For 2011, CapEx and capitalized software totaled $88 million and cash flow from operations were up 34% to a record $713 million. You'll also note that our full year tax rate came in at the low end of our guidance and our fourth quarter rate was only 29%. This is not the result of any single or fleeting factor. We continue to see strong growth in our non-U.S. businesses and U.K corporate tax rate continues to come down. Thus, we expect our tax rate for 2012 to be in the 28% to 31% range. And to be clear, as our tax rate improved, so does the net income we deliver for our shareholders.

Revenue and expense components for the fourth quarter are detailed on Slide 6. Starting on the left side of the slide, transaction and clearing revenues grew 14% to $287 million. Futures revenues grew 13% to $143 million. OTC Energy revenue increased 18% to $103 million and credit revenues grew 10% to $41 million. Finally, market data revenues increased 18% to a record $33 million.

Moving to the expense side of Slide 6, you can see that operating margin improvement was driven by modest increases and expenses. Core operating margin increased 2 points to 65%. You'll note that we provided additional detail on the expense side on this slide including a new line item for our technology and communication expenses, which we've separated out from SG&A. Given that it was the largest component of SG&A and that many of our growth initiatives contain technology elements, we believe this information will further enhance shareholders' understanding of our expenses.
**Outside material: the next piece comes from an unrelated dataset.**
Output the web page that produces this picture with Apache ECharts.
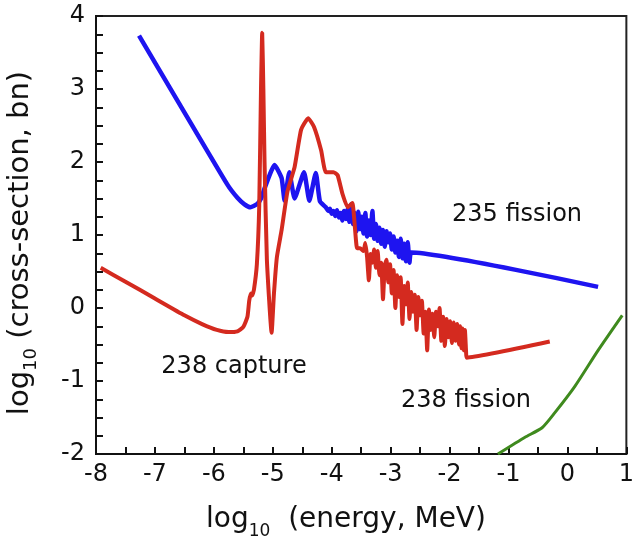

We maintain a lean expense structure while we invest for future growth. Regardless of the global economic climate, this ensures that our spending remains focused on those initiative that generate return.

Based on our current business outlook, we continue to expect double-digit revenue growth in 2012 coupled with modest expense growth, which means profit should once again grow faster than revenues.

Specifically, we expect that expenses will be up slightly on a GAAP basis and up 3% to 6% on an adjusted basis, including compensation expenses rising 6% to 7%.

We've included additional financial guidance in our earnings release so please refer to it for more detail.

Let's turn to Slide 7 and review the fourth quarter performance of ICE's future segment. Volumes grew 11%, generating a 13% increase in revenue. Average daily volume at ICE Futures Europe grew 22%, contributing to the exchange's 14th consecutive year of record volume. This is further confirmation of the rising importance of our benchmark contracts and the critical function they perform around the world.

ICE Brent and Gasoil futures and options posted average daily volume growth of 36% and 21%, respectively, during the fourth quarter.

In January, the Brent contract achieved an important milestone, reaching $1 million contract in open interest.

Conversely, WTI volume has underperformed as idiosyncratic issues with the contract have made it less useful for hedging for customers with international price exposure.

ICE's emissions contract also continued to perform well as volumes grew 51% and open interest grew 26% over the prior fourth quarter.